--- Begin ---

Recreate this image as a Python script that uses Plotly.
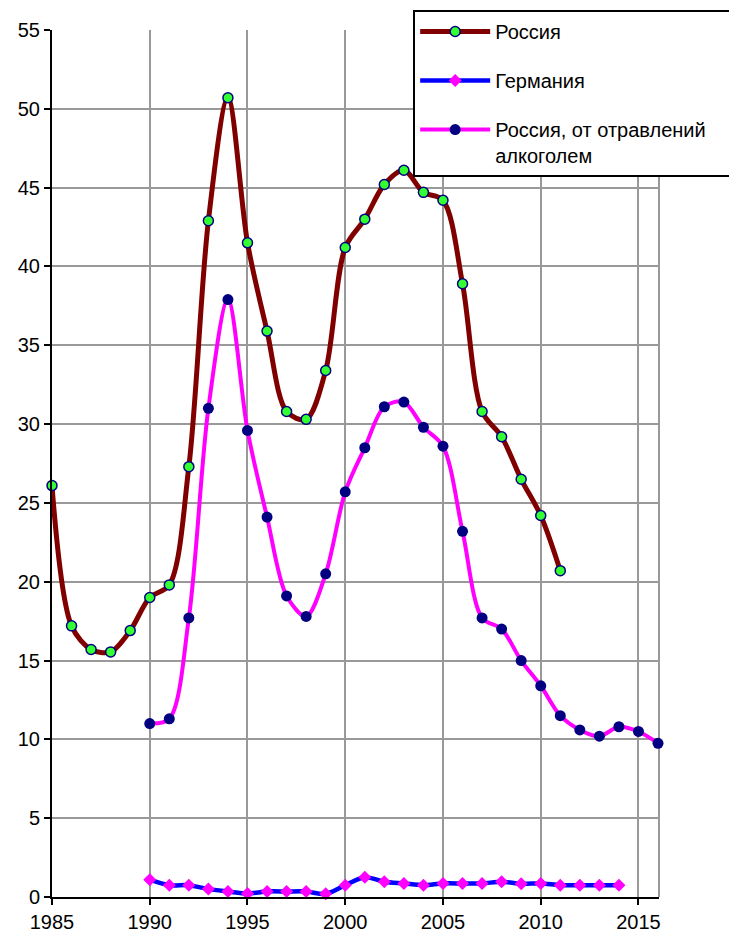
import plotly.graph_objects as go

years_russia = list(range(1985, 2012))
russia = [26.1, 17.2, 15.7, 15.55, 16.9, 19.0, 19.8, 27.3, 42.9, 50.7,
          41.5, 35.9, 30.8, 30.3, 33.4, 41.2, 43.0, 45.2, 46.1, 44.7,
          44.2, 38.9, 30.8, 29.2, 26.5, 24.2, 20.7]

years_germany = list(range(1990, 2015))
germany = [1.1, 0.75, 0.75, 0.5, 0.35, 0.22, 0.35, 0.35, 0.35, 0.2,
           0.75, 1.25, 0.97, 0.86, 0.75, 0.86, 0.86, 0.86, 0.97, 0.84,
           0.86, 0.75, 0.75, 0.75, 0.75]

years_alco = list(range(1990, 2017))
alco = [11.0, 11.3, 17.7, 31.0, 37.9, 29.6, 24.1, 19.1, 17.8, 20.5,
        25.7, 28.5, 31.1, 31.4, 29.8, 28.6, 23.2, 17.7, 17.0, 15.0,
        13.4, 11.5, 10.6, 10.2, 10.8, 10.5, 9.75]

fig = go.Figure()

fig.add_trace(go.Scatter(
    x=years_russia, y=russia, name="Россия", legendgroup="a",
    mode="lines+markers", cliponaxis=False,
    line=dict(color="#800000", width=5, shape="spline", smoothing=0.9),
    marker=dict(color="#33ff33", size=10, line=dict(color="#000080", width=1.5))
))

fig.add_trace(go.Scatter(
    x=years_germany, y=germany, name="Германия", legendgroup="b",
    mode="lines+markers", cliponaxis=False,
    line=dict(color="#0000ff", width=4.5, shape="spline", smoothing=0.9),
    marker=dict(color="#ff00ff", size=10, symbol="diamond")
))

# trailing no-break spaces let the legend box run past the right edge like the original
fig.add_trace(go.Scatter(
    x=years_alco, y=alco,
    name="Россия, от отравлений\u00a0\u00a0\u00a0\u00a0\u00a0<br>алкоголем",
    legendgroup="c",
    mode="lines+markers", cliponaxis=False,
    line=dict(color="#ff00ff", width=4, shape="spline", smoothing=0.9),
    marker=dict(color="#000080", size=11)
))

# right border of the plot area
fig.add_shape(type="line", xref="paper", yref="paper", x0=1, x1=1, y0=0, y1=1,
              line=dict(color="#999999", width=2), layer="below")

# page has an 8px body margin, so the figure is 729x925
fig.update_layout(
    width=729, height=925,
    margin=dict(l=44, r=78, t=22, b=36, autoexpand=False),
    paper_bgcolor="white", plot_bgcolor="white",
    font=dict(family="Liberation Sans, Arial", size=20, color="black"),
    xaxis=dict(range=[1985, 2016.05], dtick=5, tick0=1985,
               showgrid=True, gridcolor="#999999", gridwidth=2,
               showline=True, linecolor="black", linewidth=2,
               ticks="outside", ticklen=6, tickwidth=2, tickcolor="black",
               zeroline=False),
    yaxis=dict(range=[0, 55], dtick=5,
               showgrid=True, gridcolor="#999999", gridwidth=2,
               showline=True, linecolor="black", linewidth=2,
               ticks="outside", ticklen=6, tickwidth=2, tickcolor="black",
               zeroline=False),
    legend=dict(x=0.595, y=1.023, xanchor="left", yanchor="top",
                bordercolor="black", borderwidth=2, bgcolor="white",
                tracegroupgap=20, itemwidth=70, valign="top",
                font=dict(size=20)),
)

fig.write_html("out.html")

--- End ---
--- Begin ---

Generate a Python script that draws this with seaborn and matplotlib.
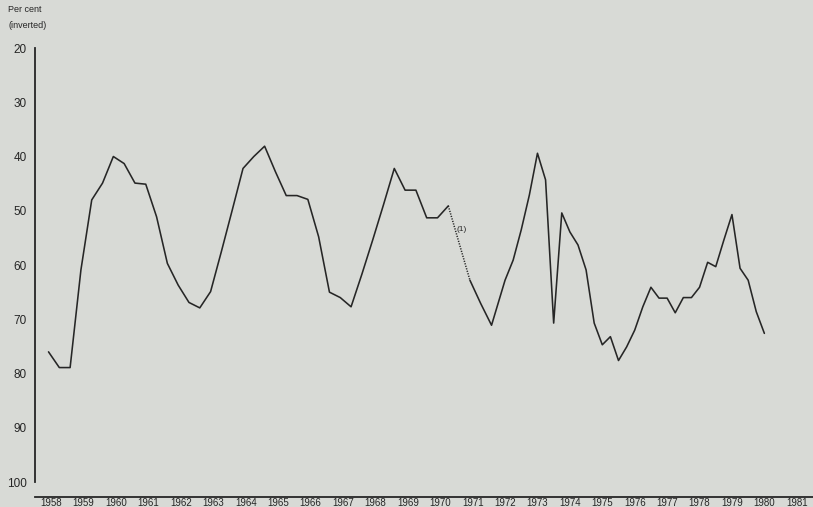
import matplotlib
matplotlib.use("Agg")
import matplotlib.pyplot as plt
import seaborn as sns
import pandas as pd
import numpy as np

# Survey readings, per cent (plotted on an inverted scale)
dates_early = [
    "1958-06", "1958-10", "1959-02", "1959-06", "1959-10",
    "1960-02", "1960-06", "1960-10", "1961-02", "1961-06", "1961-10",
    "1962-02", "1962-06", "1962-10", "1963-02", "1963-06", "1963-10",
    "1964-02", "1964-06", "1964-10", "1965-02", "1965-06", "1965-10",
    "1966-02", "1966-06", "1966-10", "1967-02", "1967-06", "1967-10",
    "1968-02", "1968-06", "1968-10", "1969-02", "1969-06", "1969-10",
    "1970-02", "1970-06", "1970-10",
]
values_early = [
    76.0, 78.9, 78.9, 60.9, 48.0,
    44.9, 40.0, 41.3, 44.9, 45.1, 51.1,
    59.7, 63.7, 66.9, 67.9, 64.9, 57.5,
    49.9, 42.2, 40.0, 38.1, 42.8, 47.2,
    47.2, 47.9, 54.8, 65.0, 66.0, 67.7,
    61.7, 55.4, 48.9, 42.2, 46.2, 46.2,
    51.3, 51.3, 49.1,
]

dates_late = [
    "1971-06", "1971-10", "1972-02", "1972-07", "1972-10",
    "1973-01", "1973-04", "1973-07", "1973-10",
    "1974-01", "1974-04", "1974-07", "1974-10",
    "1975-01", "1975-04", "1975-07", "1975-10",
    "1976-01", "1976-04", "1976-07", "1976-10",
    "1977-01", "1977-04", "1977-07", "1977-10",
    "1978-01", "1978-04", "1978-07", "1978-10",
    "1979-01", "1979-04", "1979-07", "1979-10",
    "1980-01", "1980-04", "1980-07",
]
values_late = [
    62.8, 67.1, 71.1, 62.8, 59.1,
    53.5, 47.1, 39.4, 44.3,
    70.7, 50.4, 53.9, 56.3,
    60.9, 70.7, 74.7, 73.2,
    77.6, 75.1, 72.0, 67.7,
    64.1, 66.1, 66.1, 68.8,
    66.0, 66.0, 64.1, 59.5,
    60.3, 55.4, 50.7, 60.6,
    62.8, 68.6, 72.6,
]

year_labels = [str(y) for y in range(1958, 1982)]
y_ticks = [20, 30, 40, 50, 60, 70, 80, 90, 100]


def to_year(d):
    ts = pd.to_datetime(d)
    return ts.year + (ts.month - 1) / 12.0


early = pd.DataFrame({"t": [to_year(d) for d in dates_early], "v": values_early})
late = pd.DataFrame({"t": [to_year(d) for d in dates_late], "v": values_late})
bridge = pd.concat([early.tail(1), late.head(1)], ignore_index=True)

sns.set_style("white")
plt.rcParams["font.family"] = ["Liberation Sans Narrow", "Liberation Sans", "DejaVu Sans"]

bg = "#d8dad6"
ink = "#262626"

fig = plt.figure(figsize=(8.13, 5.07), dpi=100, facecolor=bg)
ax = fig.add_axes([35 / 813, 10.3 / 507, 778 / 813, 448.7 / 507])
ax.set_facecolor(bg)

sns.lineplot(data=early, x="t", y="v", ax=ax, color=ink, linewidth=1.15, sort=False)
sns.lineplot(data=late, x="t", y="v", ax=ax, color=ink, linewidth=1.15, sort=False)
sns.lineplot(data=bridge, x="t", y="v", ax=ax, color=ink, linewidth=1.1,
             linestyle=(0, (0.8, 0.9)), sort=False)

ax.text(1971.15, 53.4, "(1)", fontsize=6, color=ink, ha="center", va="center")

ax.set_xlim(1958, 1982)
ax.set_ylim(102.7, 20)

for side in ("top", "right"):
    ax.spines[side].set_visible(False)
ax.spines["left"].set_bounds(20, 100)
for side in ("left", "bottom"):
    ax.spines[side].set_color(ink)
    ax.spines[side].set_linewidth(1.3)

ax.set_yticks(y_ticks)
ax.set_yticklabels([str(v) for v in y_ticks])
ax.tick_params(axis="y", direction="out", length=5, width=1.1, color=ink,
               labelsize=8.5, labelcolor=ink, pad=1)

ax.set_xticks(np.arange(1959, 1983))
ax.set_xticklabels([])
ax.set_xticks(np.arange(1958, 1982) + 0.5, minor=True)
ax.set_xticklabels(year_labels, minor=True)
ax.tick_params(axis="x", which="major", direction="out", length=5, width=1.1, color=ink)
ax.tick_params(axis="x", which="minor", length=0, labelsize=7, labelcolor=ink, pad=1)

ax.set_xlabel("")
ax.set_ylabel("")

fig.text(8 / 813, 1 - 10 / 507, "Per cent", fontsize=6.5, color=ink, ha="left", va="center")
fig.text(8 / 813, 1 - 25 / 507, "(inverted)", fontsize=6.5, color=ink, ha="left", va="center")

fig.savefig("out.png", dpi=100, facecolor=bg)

--- End ---

> INSTRUCTIONS FOR THE TASK
Leave out the pictures, and copy only the lines from the one holding "Generate a Python" through the one holding "import numpy as np", exactly as written.

> ANSWER
Generate a Python script that draws this with seaborn and matplotlib.
import matplotlib
matplotlib.use("Agg")
import matplotlib.pyplot as plt
import seaborn as sns
import pandas as pd
import numpy as np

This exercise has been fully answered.